━━ Recorded data

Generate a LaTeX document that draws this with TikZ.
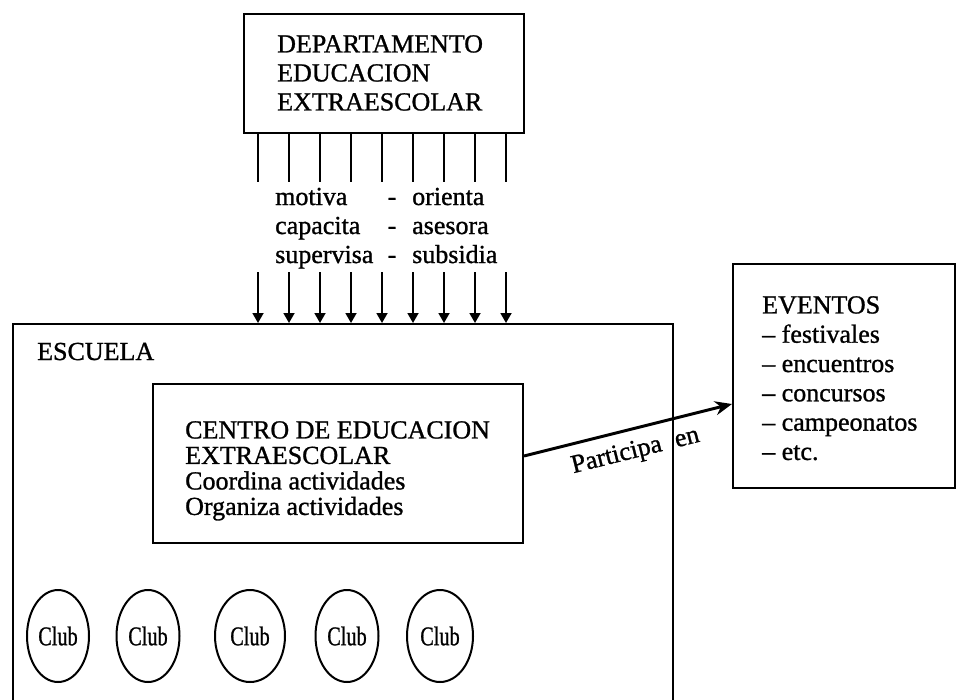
\documentclass[tikz,border=0pt]{standalone}
\usepackage{fontspec}
\setmainfont{Liberation Serif}
\newfontfamily\scanfont{Liberation Serif}[Ligatures=TeX,FakeBold=1]
\usetikzlibrary{arrows.meta,shapes.geometric}
\begin{document}
\begin{tikzpicture}[x=1pt,y=-1pt,
  frame/.style={draw, line width=2pt, rectangle, anchor=north west, inner sep=0pt},
  txt/.style={inner sep=0pt, align=left, font=\scanfont\fontsize{26}{29}\selectfont},
  club/.style={draw, ellipse, line width=2pt, inner sep=0pt, font=\scanfont\fontsize{27}{27}\selectfont},
  feed/.style={line width=1.8pt},
  push/.style={line width=1.8pt, -{Triangle[length=10pt,width=11pt]}},
  part/.style={line width=3pt, -{Stealth[length=17pt,width=14pt]}}
]
\clip (0,0) rectangle (957,699);
\fill[white] (0,0) rectangle (957,699);

% boxes
\node[frame, minimum width=280pt, minimum height=119pt] (dep) at (243,13) {};
\node[frame, minimum width=660pt, minimum height=500pt] (escuela) at (12,323) {};
\node[frame, minimum width=370pt, minimum height=159pt] (centro) at (152,383) {};
\node[frame, minimum width=222pt, minimum height=224pt] (eventos) at (732,263) {};

% texts
\node[txt, anchor=north west] (deptxt) at (277,35) {DEPARTAMENTO\\EDUCACION\\EXTRAESCOLAR};
\node[txt, anchor=base west] (esctxt) at (37,360) {ESCUELA};
\node[txt, anchor=north west, font=\scanfont\fontsize{26}{25.5}\selectfont] (centxt) at (185,421)
  {CENTRO DE EDUCACION\\EXTRAESCOLAR\\Coordina actividades\\Organiza actividades};
\node[txt, anchor=north west, font=\scanfont\fontsize{26}{29.3}\selectfont] (evtxt) at (762,296)
  {EVENTOS\\– festivales\\– encuentros\\– concursos\\– campeonatos\\– etc.};

\foreach \l/\r/\y [count=\k] in {motiva/orienta/205, capacita/asesora/234, supervisa/subsidia/263} {
  \node[txt, anchor=base west] (l\k) at (275,\y) {\l};
  \node[txt, anchor=base] (d\k) at (392,\y) {-};
  \node[txt, anchor=base west] (r\k) at (412,\y) {\r};
}

% feed lines and arrows
\foreach \x [count=\k] in {258,289,320,351,382,413,444,475,506} {
  \coordinate (f\k) at (\x,182);
  \coordinate (s\k) at (\x,272);
  \draw[feed] (dep.south -| f\k) -- (f\k);
  \draw[push] (s\k) -- (s\k |- escuela.north);
}

% participa arrow
\coordinate (pa) at (0,456);
\coordinate (pb) at (0,404);
\draw[part] (centro.east |- pa) -- (eventos.west |- pb)
  node[pos=0.51, below=10pt, sloped, inner sep=0pt, font=\scanfont\fontsize{26}{29}\selectfont] (partlbl) {Participa\hspace{14pt}en};

% clubs
\foreach \x/\w [count=\k] in {58/62, 148/63, 250/70, 347/63, 440/66}
  \node[club, minimum width=\w pt, minimum height=92pt] (c\k) at (\x,636) {\scalebox{0.75}[1]{Club}};
\end{tikzpicture}
\end{document}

━━━━

→ **Goal**
Give the material again exactly as it is, but keep the pictures out.

→ **Solution for this exercise**
Generate a LaTeX document that draws this with TikZ.
\documentclass[tikz,border=0pt]{standalone}
\usepackage{fontspec}
\setmainfont{Liberation Serif}
\newfontfamily\scanfont{Liberation Serif}[Ligatures=TeX,FakeBold=1]
\usetikzlibrary{arrows.meta,shapes.geometric}
\begin{document}
\begin{tikzpicture}[x=1pt,y=-1pt,
  frame/.style={draw, line width=2pt, rectangle, anchor=north west, inner sep=0pt},
  txt/.style={inner sep=0pt, align=left, font=\scanfont\fontsize{26}{29}\selectfont},
  club/.style={draw, ellipse, line width=2pt, inner sep=0pt, font=\scanfont\fontsize{27}{27}\selectfont},
  feed/.style={line width=1.8pt},
  push/.style={line width=1.8pt, -{Triangle[length=10pt,width=11pt]}},
  part/.style={line width=3pt, -{Stealth[length=17pt,width=14pt]}}
]
\clip (0,0) rectangle (957,699);
\fill[white] (0,0) rectangle (957,699);

% boxes
\node[frame, minimum width=280pt, minimum height=119pt] (dep) at (243,13) {};
\node[frame, minimum width=660pt, minimum height=500pt] (escuela) at (12,323) {};
\node[frame, minimum width=370pt, minimum height=159pt] (centro) at (152,383) {};
\node[frame, minimum width=222pt, minimum height=224pt] (eventos) at (732,263) {};

% texts
\node[txt, anchor=north west] (deptxt) at (277,35) {DEPARTAMENTO\\EDUCACION\\EXTRAESCOLAR};
\node[txt, anchor=base west] (esctxt) at (37,360) {ESCUELA};
\node[txt, anchor=north west, font=\scanfont\fontsize{26}{25.5}\selectfont] (centxt) at (185,421)
  {CENTRO DE EDUCACION\\EXTRAESCOLAR\\Coordina actividades\\Organiza actividades};
\node[txt, anchor=north west, font=\scanfont\fontsize{26}{29.3}\selectfont] (evtxt) at (762,296)
  {EVENTOS\\– festivales\\– encuentros\\– concursos\\– campeonatos\\– etc.};

\foreach \l/\r/\y [count=\k] in {motiva/orienta/205, capacita/asesora/234, supervisa/subsidia/263} {
  \node[txt, anchor=base west] (l\k) at (275,\y) {\l};
  \node[txt, anchor=base] (d\k) at (392,\y) {-};
  \node[txt, anchor=base west] (r\k) at (412,\y) {\r};
}

% feed lines and arrows
\foreach \x [count=\k] in {258,289,320,351,382,413,444,475,506} {
  \coordinate (f\k) at (\x,182);
  \coordinate (s\k) at (\x,272);
  \draw[feed] (dep.south -| f\k) -- (f\k);
  \draw[push] (s\k) -- (s\k |- escuela.north);
}

% participa arrow
\coordinate (pa) at (0,456);
\coordinate (pb) at (0,404);
\draw[part] (centro.east |- pa) -- (eventos.west |- pb)
  node[pos=0.51, below=10pt, sloped, inner sep=0pt, font=\scanfont\fontsize{26}{29}\selectfont] (partlbl) {Participa\hspace{14pt}en};

% clubs
\foreach \x/\w [count=\k] in {58/62, 148/63, 250/70, 347/63, 440/66}
  \node[club, minimum width=\w pt, minimum height=92pt] (c\k) at (\x,636) {\scalebox{0.75}[1]{Club}};
\end{tikzpicture}
\end{document}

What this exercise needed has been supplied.